Growth Marketing Manager Resume FAQs

Job seeker holds letters "F-A-Q" to ask about writing resumes, cover letters, & other job materials
What makes a good growth marketing manager resume?

A strong growth marketing resume blends creativity with clear, data-backed execution. It highlights strategic thinking, cross-channel experimentation, and outcomes — not just tasks. The best resumes show a consistent narrative of growth, use industry-specific keywords, and include measurable results. Bonus points if your layout is clean, ATS-friendly, and mirrors the job description language.

Do I need a summary or objective?

Much of the time, you actually don’t need a summary or objective. This especially holds true for any manager’s resume: You can sum up your qualifications in your experience section much more effectively.

Do I really need to keep it to just one page?

We’re afraid so, yes: Remember that recruiters only spend a few seconds on average skimming your resume. You don’t want yours to get pushed aside in favor of a quicker read!
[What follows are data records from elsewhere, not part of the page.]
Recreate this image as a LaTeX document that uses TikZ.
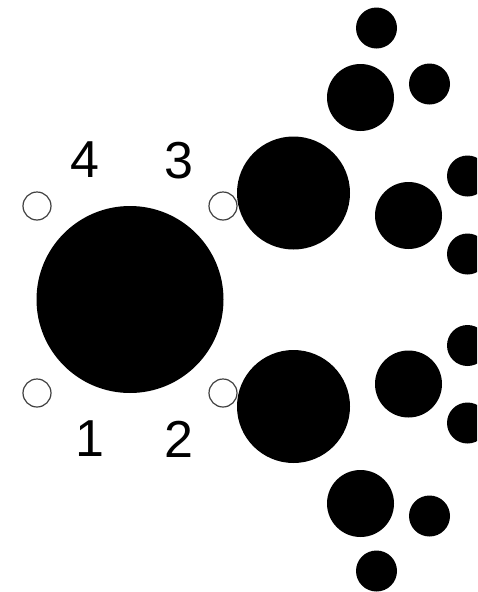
\documentclass[tikz,border=0pt]{standalone}
\usepackage{fontspec}
\setmainfont{Liberation Sans}
\tikzset{
  dot/.style={circle, fill=black, draw=none, inner sep=0pt, minimum size=#1},
  pin/.style={circle, draw=black!75, line width=1.2pt, fill=white, inner sep=0pt, minimum size=28pt},
  lbl/.style={inner sep=0pt, font=\fontsize{52}{60}\selectfont}
}
\begin{document}
\begin{tikzpicture}[x=1pt,y=-1pt]
\useasboundingbox (0,0) rectangle (477,592);
\clip (0,0) rectangle (477,592);
% big central
\node[dot=187pt] (big) at (130,299.5) {};
% pins
\node[pin] (p4) at (37,206) {};
\node[pin] (p3) at (223,206) {};
\node[pin] (p1) at (37,393) {};
\node[pin] (p2) at (223,393) {};
% labels
\node[lbl] (l4) at (85,160) {4};
\node[lbl] (l3) at (179,161) {3};
\node[lbl] (l1) at (90,439) {1};
\node[lbl] (l2) at (179,439) {2};
% medium circles
\node[dot=113pt] (mu) at (293.5,193) {};
\node[dot=113pt] (ml) at (293.5,406.5) {};
% mid circles
\node[dot=67pt] (a1) at (360.5,97.5) {};
\node[dot=67pt] (a2) at (408.5,215.5) {};
\node[dot=67pt] (a3) at (408.5,384) {};
\node[dot=67pt] (a4) at (360.5,503.5) {};
% small circles
\node[dot=41pt] (s1) at (376.5,28) {};
\node[dot=41pt] (s2) at (429.5,84) {};
\node[dot=41pt] (s3) at (467.5,176) {};
\node[dot=41pt] (s4) at (467.5,254) {};
\node[dot=41pt] (s5) at (467.5,345.5) {};
\node[dot=41pt] (s6) at (467.5,423) {};
\node[dot=41pt] (s7) at (429.5,516) {};
\node[dot=41pt] (s8) at (376.5,571) {};
\end{tikzpicture}
\end{document}
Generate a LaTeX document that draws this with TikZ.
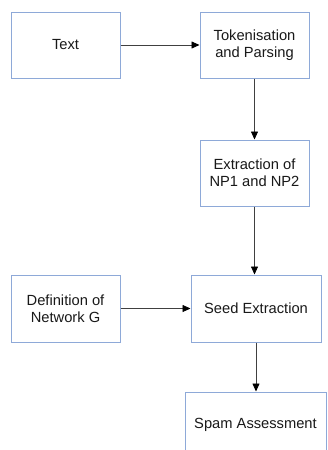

But the good news is that you can expound on your thoughts and explain the how and why behind your success when writing a cover letter.

Just how specific should I be?

We mean really specific: List programs in your skills section by name, and tie those names to key growth objectives in your experience section, too. Recruiters want to see how useful your abilities can be in a managerial role!

What does growth marketing look like on a resume?

It looks like traction. Think “cut customer acquisition cost by 36%,” or “grew referral channel to 22% of total signups.” It means mentioning experiments launched, channels scaled, tools mastered, and KPIs improved. Use campaign metrics and performance benchmarks to tell your story. It should read like a case study of your best wins, not a job description.